Puisi ini bercerita tentang seseorang yang berada dalam kesunyian menjelang malam, merenungkan kehidupannya yang telah dijalani seharian. Ia merasa sendiri, namun bukan kesendirian hampa—melainkan kesendirian spiritual yang sarat makna. Ia telah menyelesaikan “ayat-ayat suci” dan “angka-angka pada jari”—sebuah metafora untuk menyelesaikan salat atau ibadah—dan kini ia hanya bisa berserah.
Suasana dalam Puisi
Suasana puisi ini hening, sunyi, dan sakral. Ada nuansa senja yang lembut namun menyentuh, mengisyaratkan keheningan batin yang dalam. Penggunaan frasa seperti “senja terbata-bata”, “semakin sunyi”, dan “menggugurkan gelisah” memperkuat suasana kontemplatif yang mendalam.
Amanat / Pesan yang Disampaikan
Puisi ini menyampaikan pesan bahwa di tengah kehidupan yang sibuk dan penuh gelisah, manusia tetap harus mencari ruang untuk berserah kepada Tuhan. Ada saatnya ketika semua aktivitas berhenti, semua doa selesai, dan hanya kesendirian dengan Sang Pencipta yang tersisa. Dalam momen itu, yang penting bukan hanya ritual, tetapi juga ketulusan batin dan keterbukaan hati untuk menerima apa pun yang ditetapkan Tuhan.
Imaji
Puisi ini memunculkan imaji yang sangat kuat dan tenang:
- “Senja terbata-bata” — imaji waktu yang rapuh, seperti hari yang tersandung menuju akhir.

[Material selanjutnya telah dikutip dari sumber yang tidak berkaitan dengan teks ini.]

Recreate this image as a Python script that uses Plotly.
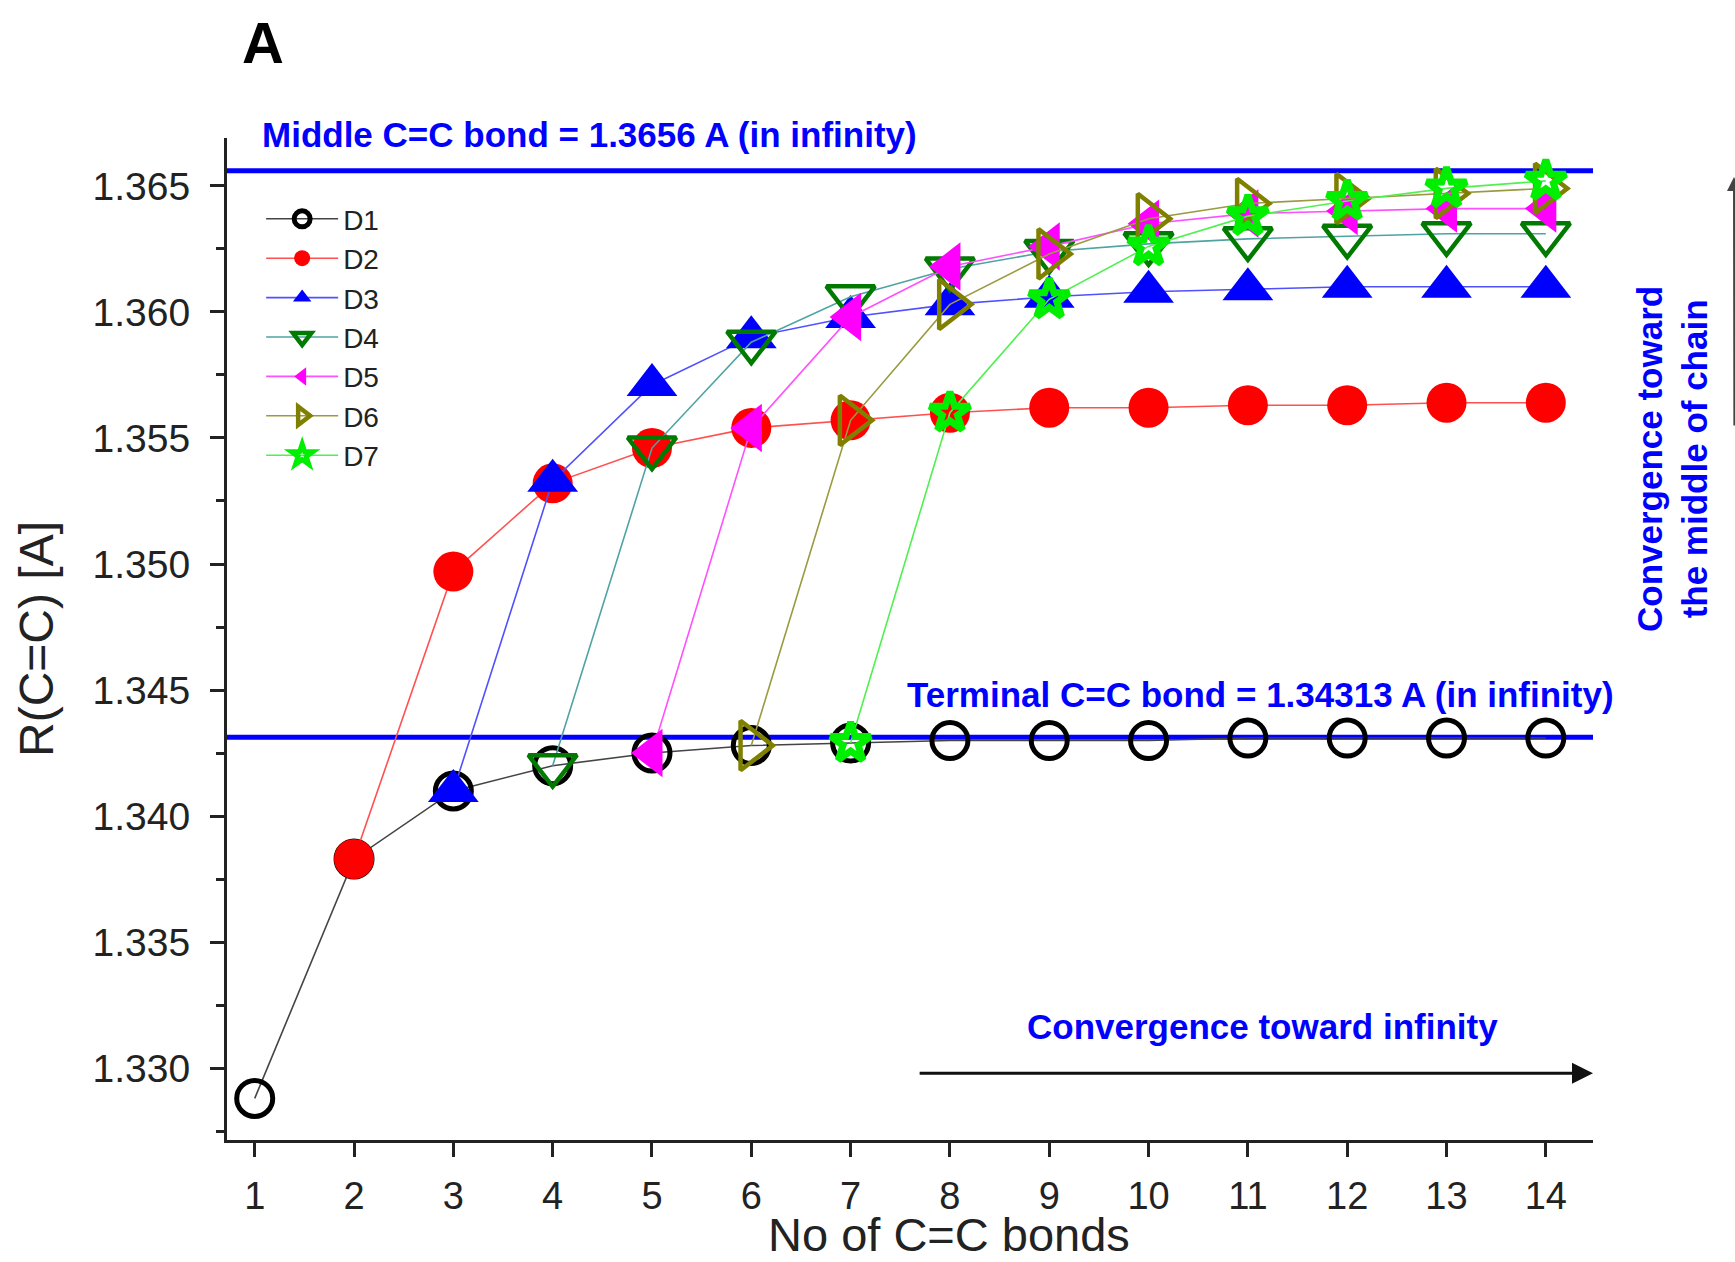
import plotly.graph_objects as go

# ---------------- data ----------------
series_names = ["D1", "D2", "D3", "D4", "D5", "D6", "D7"]
x_d1 = list(range(1, 15))
y_d1 = [1.3288, 1.3383, 1.3410, 1.3420, 1.3425, 1.3428, 1.3429,
        1.3430, 1.3430, 1.3430, 1.3431, 1.3431, 1.3431, 1.3431]
x_d2 = list(range(2, 15))
y_d2 = [1.3383, 1.3497, 1.3532, 1.3546, 1.3554, 1.3557, 1.3560,
        1.3562, 1.3562, 1.3563, 1.3563, 1.3564, 1.3564]
x_d3 = list(range(3, 15))
y_d3 = [1.3410, 1.3533, 1.3571, 1.3590, 1.3598, 1.3603, 1.3606,
        1.3608, 1.3609, 1.3610, 1.3610, 1.3610]
x_d4 = list(range(4, 15))
y_d4 = [1.3420, 1.3546, 1.3588, 1.3606, 1.3617, 1.3624, 1.3627,
        1.3629, 1.3630, 1.3631, 1.3631]
x_d5 = list(range(5, 15))
y_d5 = [1.3425, 1.3554, 1.3598, 1.3618, 1.3626, 1.3635, 1.3639,
        1.3640, 1.3641, 1.3641]
x_d6 = list(range(6, 15))
y_d6 = [1.3428, 1.3557, 1.3603, 1.3623, 1.3637, 1.3643, 1.3645,
        1.3647, 1.3649]
x_d7 = list(range(7, 15))
y_d7 = [1.3429, 1.3560, 1.3605, 1.3626, 1.3638, 1.3644, 1.3649, 1.3652]

middle_bond = 1.3656
terminal_bond = 1.34313
x_ticks = list(range(1, 15))
y_ticks = [1.330, 1.335, 1.340, 1.345, 1.350, 1.355, 1.360, 1.365]
x_title = "No of C=C bonds"
y_title = "R(C=C) [A]"
arrow_x_start = 7.68
arrow_y = 1.3298

# ---------------- styles ----------------
FONT = "Liberation Sans, Arial, sans-serif"
styles = [
    dict(symbol="circle-open", size=36, color="black", mlw=5, line="#444444"),
    dict(symbol="circle", size=40, color="#ff0000", mlw=0, line="#ff5050"),
    dict(symbol="triangle-up", size=44, color="#0000ff", mlw=0, line="#5050ff"),
    dict(symbol="triangle-down-open", size=42, color="#007a00", mlw=4.5, line="#4fa3a3"),
    dict(symbol="triangle-left", size=42, color="#ff00ff", mlw=0, line="#ff50ff"),
    dict(symbol="triangle-right-open", size=43, color="#808000", mlw=4.5, line="#9a9a40"),
    dict(symbol="star-open", size=30, color="#00ee00", mlw=7, line="#50f050"),
]
xs = [x_d1, x_d2, x_d3, x_d4, x_d5, x_d6, x_d7]
ys = [y_d1, y_d2, y_d3, y_d4, y_d5, y_d6, y_d7]

fig = go.Figure()
for name, x, y, s in zip(series_names, xs, ys, styles):
    fig.add_trace(go.Scatter(
        x=x, y=y, name=name, mode="lines+markers",
        line=dict(color=s["line"], width=1.6),
        marker=dict(symbol=s["symbol"], size=s["size"], color=s["color"],
                    line=dict(color=s["color"], width=s["mlw"])),
    ))

# reference lines
for val in (middle_bond, terminal_bond):
    fig.add_shape(type="line", xref="paper", x0=0, x1=1, yref="y", y0=val, y1=val,
                  line=dict(color="#0000ff", width=5), layer="below")

blue_font = dict(family=FONT, size=35, color="#0000ff")
annotations = [
    dict(text="<b>A</b>", xref="paper", yref="paper", x=0.0264, y=1.0958,
         xanchor="center", yanchor="middle", showarrow=False,
         font=dict(family=FONT, size=58, color="black")),
    dict(text="<b>Middle C=C bond = 1.3656 A (in infinity)</b>", xref="paper", yref="paper",
         x=0.0240, y=1.003, xanchor="left", yanchor="middle", showarrow=False, font=blue_font),
    dict(text="<b>Terminal C=C bond = 1.34313 A (in infinity)</b>", xref="paper", yref="paper",
         x=0.4965, y=0.4451, xanchor="left", yanchor="middle", showarrow=False, font=blue_font),
    dict(text="<b>Convergence toward infinity</b>", xref="paper", yref="paper",
         x=0.584, y=0.1128, xanchor="left", yanchor="middle", showarrow=False, font=blue_font),
    dict(text="<b>Convergence toward<br>the middle of chain</b>", xref="paper", yref="paper",
         x=1.0578, y=0.6796, xanchor="center", yanchor="middle", textangle=-90,
         showarrow=False, font=blue_font),
    # x axis title (placed as in the reference, slightly right of centre)
    dict(text=x_title, xref="paper", yref="paper", x=0.5286, y=-0.0945,
         xanchor="center", yanchor="middle", showarrow=False,
         font=dict(family=FONT, size=47, color="#222222")),
    # convergence arrow along x
    dict(text="", xref="x", yref="y", x=14.475, y=arrow_y, axref="x", ayref="y",
         ax=arrow_x_start, ay=arrow_y, showarrow=True, arrowhead=2, arrowsize=1.4,
         arrowwidth=3, arrowcolor="#111111"),
    # partially visible vertical arrow at right edge
    dict(text="", xref="paper", yref="paper", x=1.1035, y=0.9611, axref="pixel", ayref="pixel",
         ax=0, ay=250, showarrow=True, arrowhead=2, arrowsize=1.4,
         arrowwidth=2, arrowcolor="#444444"),
]

fig.update_layout(
    width=1735, height=1262,
    margin=dict(l=227, r=142, t=138, b=122),
    paper_bgcolor="white", plot_bgcolor="white",
    font=dict(family=FONT, color="#222222"),
    showlegend=True,
    legend=dict(x=0.025, y=0.944, xanchor="left", yanchor="top",
                font=dict(family=FONT, size=28, color="#222222"),
                bgcolor="rgba(0,0,0,0)", itemwidth=72, tracegroupgap=0),
    annotations=annotations,
)
fig.update_xaxes(
    range=[0.721, 14.475], tickmode="array", tickvals=x_ticks,
    ticks="outside", ticklen=14, tickwidth=2.5, tickcolor="#222222",
    showline=True, linewidth=3, linecolor="#222222", mirror=False,
    showgrid=False, zeroline=False, automargin=False,
    tickfont=dict(family=FONT, size=38, color="#222222"),
    ticklabelstandoff=6,
)
fig.update_yaxes(
    range=[1.32715, 1.3669], tickmode="array", tickvals=y_ticks,
    ticktext=[f"{v:.3f}" for v in y_ticks],
    ticks="outside", ticklen=14, tickwidth=2.5, tickcolor="#222222",
    minor=dict(dtick=0.0025, tick0=1.33, ticks="outside", ticklen=8, tickwidth=2.5, tickcolor="#222222"),
    showline=True, linewidth=3, linecolor="#222222", mirror=False,
    showgrid=False, zeroline=False, automargin=False,
    tickfont=dict(family=FONT, size=39, color="#222222"),
    ticklabelstandoff=12,
    title=dict(text=y_title, font=dict(family=FONT, size=48, color="#222222"), standoff=24),
)

fig.write_html("out.html")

- “Gugur daun trembesi” — imaji alam yang hening dan menggambarkan kejatuhan, seperti kematangan usia atau akhir hari.
- “Angka-angka pada jari” dan “ayat-ayat suci” — menggambarkan aktivitas salat, tasbih, dan zikir yang sudah selesai.
Majas
Beberapa majas penting dalam puisi ini antara lain:
- Personifikasi: “Senja terbata-bata” menggambarkan waktu seperti manusia yang kesulitan berjalan.
- Metafora: “Angka-angka pada jari” dan “ayat-ayat suci” digunakan sebagai lambang dari ibadah yang khusyuk.
- Simbolisme: Maghrib menjadi simbol dari peralihan, akhir, dan kerohanian.
- Paradoks: Tuhan. Aku sendiri menunjukkan ironi bahwa meskipun sendiri, manusia justru sedang dalam kehadiran yang paling dekat dengan Tuhan.
Puisi “Mahgrib Pun Sampai” karya Slamet Sukirnanto adalah karya puitis yang menggugah perenungan batin. Di tengah kesunyian senja dan runtuhnya aktivitas duniawi, manusia hanya bisa menggugurkan gelisahnya kepada Tuhan. Dalam kesendirian spiritual itu, puisi ini mengingatkan bahwa yang paling penting bukan hanya menyelesaikan doa, tetapi juga menyempurnakan hati untuk menerima kehidupan—dan kematian—dengan ikhlas.
Karya: Slamet Sukirnanto
Biodata Slamet Sukirnanto:
- Slamet Sukirnanto lahir pada tanggal 3 Maret 1941 di Solo.
- Slamet Sukirnanto meninggal dunia pada tanggal 23 Agustus 2014 (pada umur 73 tahun).
- Slamet Sukirnanto adalah salah satu Sastrawan Angkatan 66.